Assume your car reaches a speed of 21.7 m/s at a steady rate for 5.05 s after the light turns green. (a) What distance have you traveled during this time? (b) What is your average speed during this time?

Answer 1

The distance and average speed are 54.79 m and 10.85 m.

Step-by-step explanation:

Given that,

Speed = 21.7 m/s

Time = 5.05 s

(a).
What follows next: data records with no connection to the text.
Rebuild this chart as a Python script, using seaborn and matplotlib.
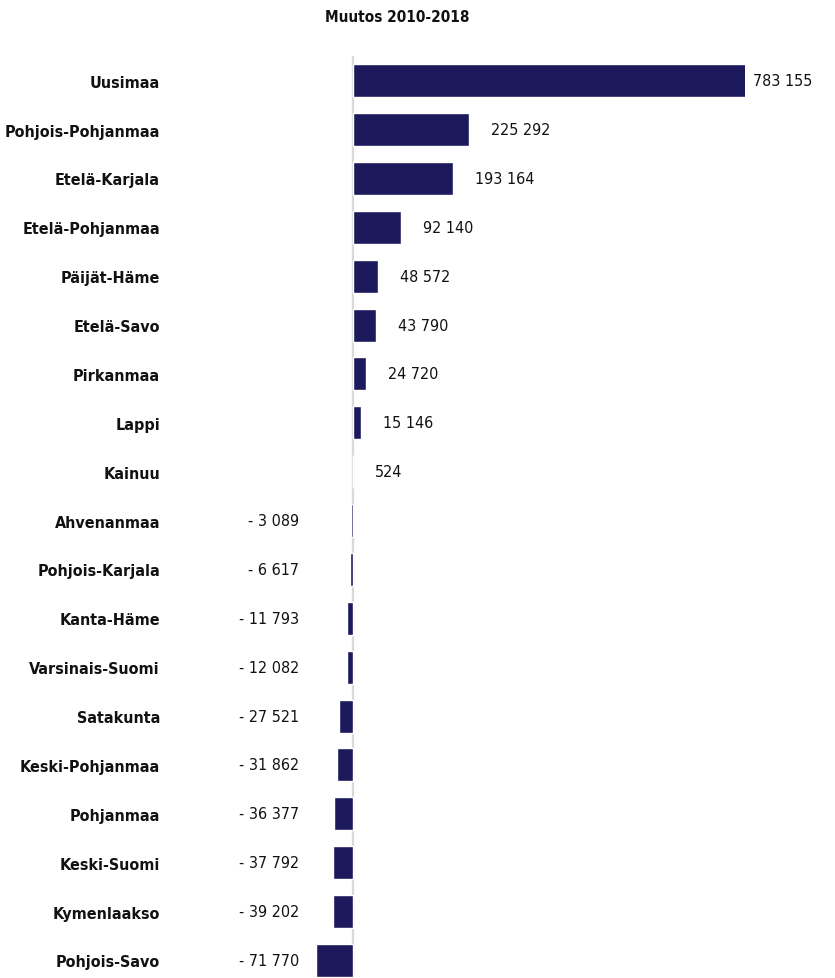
import matplotlib
matplotlib.use("Agg")
import matplotlib.pyplot as plt
from matplotlib import font_manager
import seaborn as sns
import pandas as pd

regions = ["Uusimaa", "Pohjois-Pohjanmaa", "Etelä-Karjala", "Etelä-Pohjanmaa",
           "Päijät-Häme", "Etelä-Savo", "Pirkanmaa", "Lappi", "Kainuu",
           "Ahvenanmaa", "Pohjois-Karjala", "Kanta-Häme", "Varsinais-Suomi",
           "Satakunta", "Keski-Pohjanmaa", "Pohjanmaa", "Keski-Suomi",
           "Kymenlaakso", "Pohjois-Savo"]
values = [783155, 225292, 193164, 92140, 48572, 43790, 24720, 15146, 524,
          -3089, -6617, -11793, -12082, -27521, -31862, -36377, -37792,
          -39202, -71770]
title = "Muutos 2010-2018"

BAR = "#1c1a5c"

sns.set_style("white")
names = {f.name for f in font_manager.fontManager.ttflist}
if "Liberation Sans Narrow" in names:
    plt.rcParams["font.family"] = ["Liberation Sans Narrow", "DejaVu Sans"]
    LBL, VAL, TTL = 13.5, 14, 14
else:
    plt.rcParams["font.family"] = ["DejaVu Sans"]
    plt.rcParams["font.stretch"] = "condensed"
    LBL, VAL, TTL = 11.5, 11.5, 11

df = pd.DataFrame({"region": regions, "value": values})

W, H = 835, 979
fig = plt.figure(figsize=(W / 100, H / 100), dpi=100)
ax_left, ax_right, ax_top = 170, 745, 57.3
ax = fig.add_axes([ax_left / W, 0, (ax_right - ax_left) / W, (H - ax_top) / H])

sns.barplot(data=df, x="value", y="region", orient="h", color=BAR,
            width=0.675, saturation=1, ax=ax, zorder=3)

xmin, xmax = -353965, 758220
ax.set_xlim(xmin, xmax)
ax.set_ylim(18.36, -0.5)
ax.axvline(0, color="#d9d9d9", lw=1.6, zorder=2)

for s in ax.spines.values():
    s.set_visible(False)
ax.set_xticks([])
ax.set_xlabel("")
ax.set_ylabel("")
ax.tick_params(axis="y", length=0, pad=7.2)
for t in ax.get_yticklabels():
    t.set_fontweight("bold")
    t.set_fontsize(LBL)
    t.set_color("#111111")

def fmt(v):
    s = f"{abs(v):,}".replace(",", " ")
    return ("- " + s) if v < 0 else s

for i, v in enumerate(values):
    if v >= 0:
        x = min(v, xmax)
        off = 22 if v <= xmax else 8
        ax.annotate(fmt(v), (x, i), xytext=(off, 0), textcoords="offset pixels",
                    ha="left", va="center", fontsize=VAL, color="#111111",
                    annotation_clip=False)
    else:
        ax.annotate(fmt(v), (0, i), xytext=(-54, 0), textcoords="offset pixels",
                    ha="right", va="center", fontsize=VAL, color="#111111",
                    annotation_clip=False)

fig.text(397 / W, 1 - 17 / H, title, ha="center", va="center",
         fontsize=TTL, fontweight="bold", color="#111111")

fig.savefig("out.png", dpi=100)
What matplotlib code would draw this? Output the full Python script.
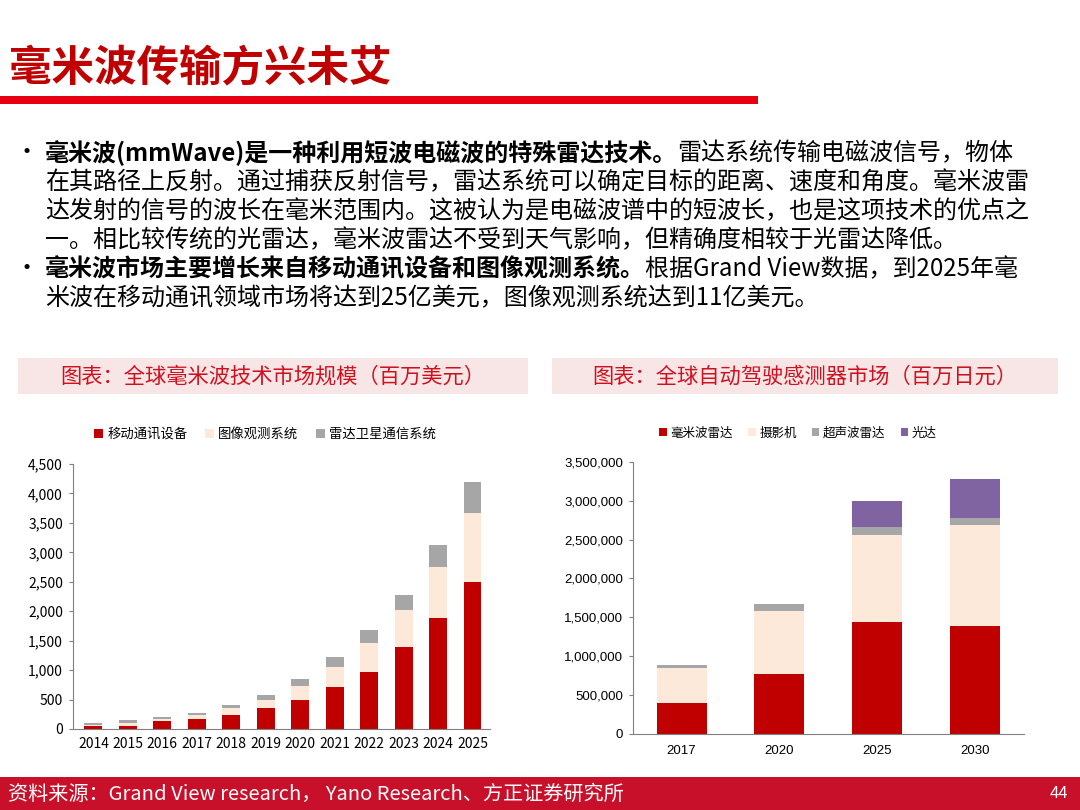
import numpy as np
import matplotlib.pyplot as plt
from matplotlib.patches import Rectangle

plt.rcParams['font.family'] = ['Noto Sans CJK SC', 'DejaVu Sans']

# 左图：全球毫米波技术市场规模（百万美元）
years_l = ['2014', '2015', '2016', '2017', '2018', '2019', '2020', '2021', '2022', '2023', '2024', '2025']
mobile = [45, 55, 130, 165, 245, 360, 500, 715, 975, 1400, 1880, 2490]
imaging = [30, 45, 40, 80, 120, 130, 225, 345, 485, 625, 875, 1180]
radar_sat = [20, 45, 40, 35, 35, 85, 125, 160, 225, 245, 370, 525]
names_l = ['移动通讯设备', '图像观测系统', '雷达卫星通信系统']

# 右图：全球自动驾驶感测器市场（百万日元）
years_r = ['2017', '2020', '2025', '2030']
mmw = [390000, 770000, 1435000, 1390000]
camera = [450000, 810000, 1130000, 1300000]
ultra = [50000, 85000, 95000, 95000]
lidar = [0, 0, 340000, 495000]
names_r = ['毫米波雷达', '摄影机', '超声波雷达', '光达']

RED = '#C00000'
PEACH = '#FDE9D9'
GRAY = '#A6A6A6'
PURPLE = '#8064A2'

fig = plt.figure(figsize=(10.8, 8.1), dpi=100)

# 标题
fig.text(9 / 1080, 1 - 68 / 810, '毫米波传输方兴未艾', fontsize=30.6, fontweight='bold',
         color=RED, va='center', ha='left')
fig.patches.append(Rectangle((0, 1 - 104 / 810), 758 / 1080, 8 / 810,
                             transform=fig.transFigure, color='#E60012', lw=0))

# 正文
fs = 17.3
line_y = [153, 182, 211, 240, 269, 298]
lines = [
    ('毫米波(mmWave)是一种利用短波电磁波的特殊雷达技术。', '雷达系统传输电磁波信号，物体'),
    ('', '在其路径上反射。通过捕获反射信号，雷达系统可以确定目标的距离、速度和角度。毫米波雷'),
    ('', '达发射的信号的波长在毫米范围内。这被认为是电磁波谱中的短波长，也是这项技术的优点之'),
    ('', '一。相比较传统的光雷达，毫米波雷达不受到天气影响，但精确度相较于光雷达降低。'),
    ('毫米波市场主要增长来自移动通讯设备和图像观测系统。', '根据Grand View数据，到2025年毫'),
    ('', '米波在移动通讯领域市场将达到25亿美元，图像观测系统达到11亿美元。'),
]
renderer = fig.canvas.get_renderer()
for y, (b, r) in zip(line_y, lines):
    yf = 1 - y / 810
    x0 = 45
    if b:
        fig.text(15 / 1080, yf, '•', fontsize=fs, va='center', ha='left')
        t = fig.text(x0 / 1080, yf, b, fontsize=fs, fontweight='bold', va='center', ha='left')
        x0 = t.get_window_extent(renderer).x1
    fig.text(x0 / 1080, yf, r, fontsize=fs, va='center', ha='left')

# 图表标题框
for x0, x1, title in [(18, 528, '图表：全球毫米波技术市场规模（百万美元）'),
                      (552, 1058, '图表：全球自动驾驶感测器市场（百万日元）')]:
    fig.patches.append(Rectangle((x0 / 1080, 1 - 394 / 810), (x1 - x0) / 1080, 36 / 810,
                                 transform=fig.transFigure, color='#F8E6E6', lw=0))
    fig.text((x0 + x1) / 2 / 1080, 1 - 377 / 810, title, fontsize=15.3, color='#D0101E',
             ha='center', va='center')

# 左图
ax1 = fig.add_axes([72.7 / 1080, 1 - 729 / 810, 417 / 1080, 265 / 810])
x = np.arange(len(years_l))
w = 0.52
b1 = np.array(mobile)
b2 = b1 + np.array(imaging)
ax1.bar(x, mobile, w, color=RED, label=names_l[0])
ax1.bar(x, imaging, w, bottom=b1, color=PEACH, label=names_l[1])
ax1.bar(x, radar_sat, w, bottom=b2, color=GRAY, label=names_l[2])
ax1.set_ylim(0, 4500)
ax1.set_xlim(-0.6, 11.5)
ax1.set_yticks(np.arange(0, 4501, 500))
ax1.set_yticklabels([f'{v:,}' for v in range(0, 4501, 500)], fontsize=10)
ax1.set_xticks(x)
ax1.set_xticklabels(years_l, fontsize=10)
ax1.tick_params(axis='x', length=0, pad=6)
ax1.tick_params(axis='y', length=3, color='#808080', pad=4)
for s in ['top', 'right']:
    ax1.spines[s].set_visible(False)
for s in ['left', 'bottom']:
    ax1.spines[s].set_color('#808080')
ax1.legend(loc='center', bbox_to_anchor=(265 / 1080, 1 - 434 / 810), bbox_transform=fig.transFigure,
           ncol=3, frameon=False, fontsize=9.6, handlelength=0.7, handleheight=0.7,
           handletextpad=0.3, columnspacing=1.3)

# 右图
ax2 = fig.add_axes([632.7 / 1080, 1 - 733.7 / 810, 391.3 / 1080, 271.7 / 810])
xr = np.arange(len(years_r))
wr = 0.51
c1 = np.array(mmw)
c2 = c1 + np.array(camera)
c3 = c2 + np.array(ultra)
ax2.bar(xr, mmw, wr, color=RED, label=names_r[0])
ax2.bar(xr, camera, wr, bottom=c1, color=PEACH, label=names_r[1])
ax2.bar(xr, ultra, wr, bottom=c2, color=GRAY, label=names_r[2])
ax2.bar(xr, lidar, wr, bottom=c3, color=PURPLE, label=names_r[3])
ax2.set_ylim(0, 3500000)
ax2.set_xlim(-0.5, 3.5)
ticks_r = np.arange(0, 3500001, 500000)
ax2.set_yticks(ticks_r)
ax2.set_yticklabels([f'{v:,}' for v in ticks_r], fontsize=9.5, family='Liberation Sans')
ax2.set_xticks(xr)
ax2.set_xticklabels(years_r, fontsize=9.5, family='Liberation Sans')
ax2.tick_params(axis='x', length=0, pad=8)
ax2.tick_params(axis='y', length=3, color='#808080', pad=4)
for s in ['top', 'right']:
    ax2.spines[s].set_visible(False)
for s in ['left', 'bottom']:
    ax2.spines[s].set_color('#808080')
ax2.legend(loc='center', bbox_to_anchor=(798 / 1080, 1 - 433 / 810), bbox_transform=fig.transFigure,
           ncol=4, frameon=False, fontsize=9, handlelength=0.6, handleheight=0.6,
           handletextpad=0.3, columnspacing=1.2)

# 页脚
fig.patches.append(Rectangle((0, 0), 1, 33 / 810, transform=fig.transFigure, color='#C8102A', lw=0))
fig.text(8 / 1080, 1 - 794 / 810, '资料来源：Grand View research， Yano Research、方正证券研究所',
         fontsize=14.5, color='white', va='center', ha='left')
fig.text(1068 / 1080, 1 - 794 / 810, '44', fontsize=12, color='white', va='center', ha='right')

fig.savefig('out.png', dpi=100)
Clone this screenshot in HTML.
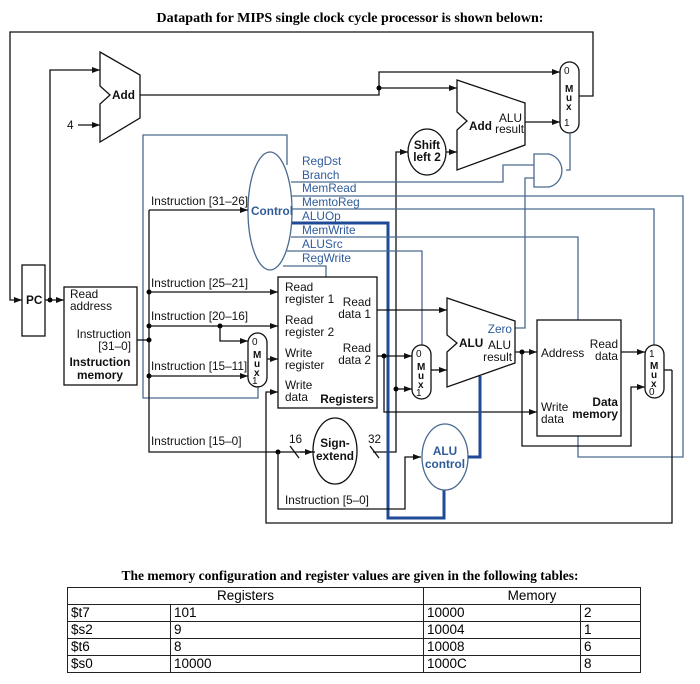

We need to calculate the distance

Firstly we will find the acceleration

Using equation of motion

`v = u+at`

`a = (v-u)/(t)`

Where, v = final velocity

u = initial velocity

t = time

Put the value in the equation

`a = (21.7-0)/(5.05)`

`a = 4.297 m/s^2`

Now, using equation of motion again

For distance,

`s = ut+(1)/(2)at^2`

`s = 0+(1)/(2)*4.3*(5.05)^2`

`s=54.79\ m`

The distance is 54.79 m.

(b). We need to calculate the average speed during this time

`v_(avg)=(D)/(T)`

Where, D = total distance

T = time

Put the value into the formula

`v_(avg)=(54.79)/(5.05)`

`v_(avg)=10.85\ m/s`

Hence, The distance and average speed are 54.79 m and 10.85 m.